§ Work to do:
Skip all pictures. Write out the data below from its first line through the line that contains "YAxis, ReferenceLine, LabelList".

§ Stored data:

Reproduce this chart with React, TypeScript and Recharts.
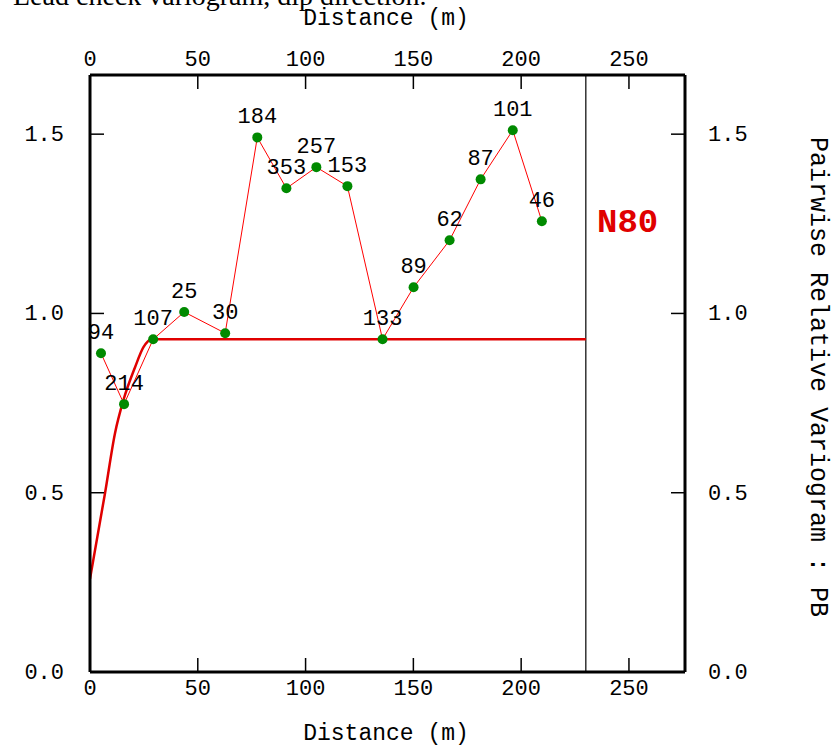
import React from 'react';
import { ComposedChart, Line, XAxis, YAxis, ReferenceLine, LabelList } from 'recharts';

// experimental variogram points (lag distance, gamma, number of pairs)
const lagDistance = [5.1, 15.8, 29.3, 43.7, 62.7, 77.6, 91.1, 105.0, 119.4, 135.7, 150.1, 166.8, 181.2, 196.1, 209.6];
const gammaValues = [0.889, 0.747, 0.928, 1.004, 0.945, 1.491, 1.349, 1.408, 1.355, 0.928, 1.073, 1.204, 1.374, 1.511, 1.257];
const pairCounts = [94, 214, 107, 25, 30, 184, 353, 257, 153, 133, 89, 62, 87, 101, 46];

// fitted model
const modelDistance = [0, 7, 11.6, 15.5, 20.9, 24.8, 29, 230];
const modelGamma = [0.26, 0.5, 0.666, 0.758, 0.85, 0.906, 0.928, 0.928];

const xTicks = [0, 50, 100, 150, 200, 250];
const yTicks = [0, 0.5, 1.0, 1.5];

const MONO = '"Liberation Mono", "DejaVu Sans Mono", monospace';
const FS = 22;

const points = lagDistance.map((d, i) => ({ dist: d, gamma: gammaValues[i], pairs: pairCounts[i] }));
const model = modelDistance.map((d, i) => ({ dist: d, gamma: modelGamma[i] }));

const BottomTick = ({ x, y, payload }: any) => (
    <g>
        <line x1={x} x2={x} y1={y} y2={y - 14} stroke="#000" strokeWidth={1.5} />
        <text x={x} y={y + 23} textAnchor="middle" fontFamily={MONO} fontSize={FS} fill="#000">{payload.value}</text>
    </g>
);

const TopTick = ({ x, y, payload }: any) => (
    <g>
        <line x1={x} x2={x} y1={y} y2={y + 14} stroke="#000" strokeWidth={1.5} />
        <text x={x} y={y - 9} textAnchor="middle" fontFamily={MONO} fontSize={FS} fill="#000">{payload.value}</text>
    </g>
);

const LeftTick = ({ x, y, payload }: any) => (
    <g>
        <line x1={x} x2={x + 14} y1={y} y2={y} stroke="#000" strokeWidth={1.5} />
        <text x={x - 26} y={y + 7} textAnchor="end" fontFamily={MONO} fontSize={FS} fill="#000">{Number(payload.value).toFixed(1)}</text>
    </g>
);

const RightTick = ({ x, y, payload }: any) => (
    <g>
        <line x1={x} x2={x - 14} y1={y} y2={y} stroke="#000" strokeWidth={1.5} />
        <text x={x + 23} y={y + 7} textAnchor="start" fontFamily={MONO} fontSize={FS} fill="#000">{Number(payload.value).toFixed(1)}</text>
    </g>
);

const frame = { stroke: '#000', strokeWidth: 3 };

export default function App() {
    return (
        <div style={{ position: 'fixed', left: 0, top: 0, width: 835, height: 747, background: '#fff', overflow: 'hidden' }}>
            <ComposedChart width={835} height={747} margin={{ top: 45, right: 90, bottom: 45, left: 30 }}>
                <XAxis xAxisId="b" type="number" dataKey="dist" domain={[0, 276]} ticks={xTicks} interval={0}
                    height={30} tickSize={0} tickMargin={0} tickLine={false} axisLine={frame} tick={<BottomTick />} allowDataOverflow />
                <XAxis xAxisId="t" orientation="top" type="number" dataKey="dist" domain={[0, 276]} ticks={xTicks} interval={0}
                    height={30} tickSize={0} tickMargin={0} tickLine={false} axisLine={frame} tick={<TopTick />} allowDataOverflow />
                <YAxis yAxisId="l" type="number" domain={[0, 1.665]} ticks={yTicks} interval={0}
                    width={60} tickSize={0} tickMargin={0} tickLine={false} axisLine={frame} tick={<LeftTick />} allowDataOverflow />
                <YAxis yAxisId="r" orientation="right" type="number" domain={[0, 1.665]} ticks={yTicks} interval={0}
                    width={60} tickSize={0} tickMargin={0} tickLine={false} axisLine={frame} tick={<RightTick />} allowDataOverflow />
                <ReferenceLine xAxisId="b" yAxisId="l" x={230} stroke="#000" strokeWidth={1.2} />
                <Line xAxisId="b" yAxisId="l" data={model} dataKey="gamma" type="monotone" stroke="#e00000"
                    strokeWidth={2.5} dot={false} isAnimationActive={false} />
                <Line xAxisId="b" yAxisId="l" data={points} dataKey="gamma" type="linear" stroke="#ff0000"
                    strokeWidth={1} dot={{ r: 5, fill: '#008a00', stroke: 'none' }} isAnimationActive={false}>
                    <LabelList dataKey="pairs" position="top" offset={14} fill="#000" fontFamily={MONO} fontSize={FS} />
                </Line>
            </ComposedChart>
            <svg width={835} height={747} style={{ position: 'absolute', left: 0, top: 0, pointerEvents: 'none' }}>
                <text x={13} y={5} fontFamily='"Liberation Serif", serif' fontSize={28} fill="#000">Lead check variogram, dip direction.</text>
                <text x={386} y={25} textAnchor="middle" fontFamily={MONO} fontSize={23} fill="#000">Distance (m)</text>
                <text x={386} y={740} textAnchor="middle" fontFamily={MONO} fontSize={23} fill="#000">Distance (m)</text>
                <text x={817} y={377} transform="rotate(90 817 377)" textAnchor="middle" dominantBaseline="central"
                    fontFamily={MONO} fontSize={25} fill="#000">Pairwise Relative Variogram : PB</text>
                <text x={597} y={232} fontFamily={MONO} fontWeight="bold" fontSize={34} fill="#e00000">N80</text>
            </svg>
        </div>
    );
}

§ Reply:
Reproduce this chart with React, TypeScript and Recharts.
import React from 'react';
import { ComposedChart, Line, XAxis, YAxis, ReferenceLine, LabelList } from 'recharts';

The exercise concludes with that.